Dalam kultur Indonesia, hubungan guru dengan siswa
sesungguhnya tidak hanya terjadi pada saat sedang melaksanakan tugas
atau selama berlangsungnya pemberian pelayanan pendidikan. Meski seorang
guru sedang dalam keadaan tidak menjalankan tugas, atau sudah lama
meninggalkan tugas (purna bhakti), hubungan dengan siswanya (mantan
siswa) relatif masih terjaga. Bahkan di kalangan masyarakat tertentu
masih terbangun “sikap patuh pada guru” (dalam bahasa psikologi, guru hadir sebagai “reference group”).
Meski secara formal, tidak lagi menjalankan tugas-tugas keguruannya,
tetapi hubungan batiniah antara guru dengan siswanya masih relatif kuat,
dan sang siswa pun tetap berusaha menjalankan segala sesuatu yang
diajarkan gurunya.
Dalam keseharian kita melihat
kecenderungan seorang guru ketika bertemu dengan siswanya yang sudah
sekian lama tidak bertemu. Pada umumnya, sang guru akan tetap
menampilkan sikap dan perilaku keguruannya, meski dalam wujud yang
berbeda dengan semasa masih dalam asuhannya. Dukungan dan kasih sayang
akan dia tunjukkan. Aneka nasihat, petatah-petitih akan meluncur dari
mulutnya.
Begitu juga dengan sang siswa, sekalipun
dia sudah meraih kesuksesan hidup yang jauh melampaui dari gurunya, baik
dalam jabatan, kekayaan atau ilmu pengetahuan, dalam hati kecilnya akan
terselip rasa hormat, yang diekspresikan dalam berbagai bentuk,
misalnya: senyuman, sapaan, cium tangan, menganggukkan kepala, hingga
memberi kado tertentu yang sudah pasti bukan dihitung dari nilai
uangnya. Inilah salah satu kebahagian seorang guru, ketika masih bisa sempat menyaksikan putera-puteri didiknya meraih kesuksesan hidup.
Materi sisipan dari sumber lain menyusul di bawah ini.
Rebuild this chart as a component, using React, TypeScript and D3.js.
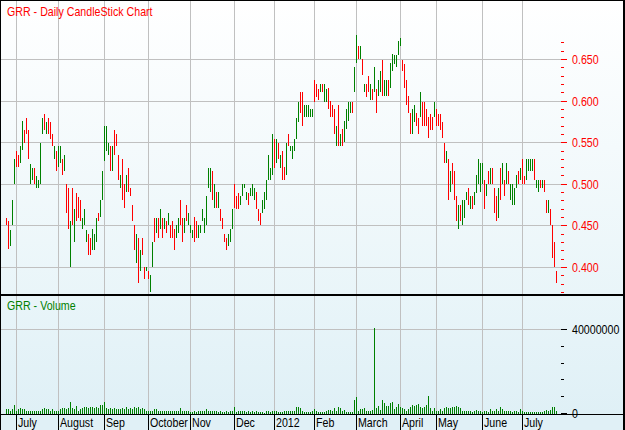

Rasa hormat dari para siswanya itu bukan muncul secara otomatis tetapi
justru terbangun dari sikap dan perilaku profesional yang ditampilkan
sang guru ketika masih bertugas memberikan pelayanan pendidikan kepada
putera-puteri didiknya.
Belakangan ini muncul keluhan dari
beberapa teman yang menyatakan bahwa anak-anak sekarang kurang
menunjukkan rasa hormatnya terhadap guru. Jangankan setelah mereka
lulus, semasa dalam pengasuhan pun mereka kadang bersikap kurang ajar.
Jika memang benar adanya, tentu hal ini sangat memprihatinkan. Adalah
hal yang kurang bijak jika kita hanya bisa menyalahkan mereka, tetapi
mari kita berusaha merefleksi kembali hubungan kita dengan
putera-puteri didik kita, sejauhmana kita telah menjalin hubungan dengan
putera-puteri didik kita, dengan didasari nilai-nilai sebagaimana
diisyaratkan dalam kode etik di atas. Jangan-jangan itulah faktor
penyebab sesungguhnya.
Berdasarkan uraian di atas tampak bahwa hubungan guru dengan siswa
tidak hanya dikemas dalam bahasa profesional tetapi juga dalam konteks
kultural. Oleh karena itu, mari kita (saya dan Anda semua) terus belajar
untuk sedapat mungkin berusaha menjaga kode etik guru, kita jaga
hubungan dengan putera-puteri didik kita secara profesional dan
kultural, agar kita tetap menjadi guru yang sejatinya.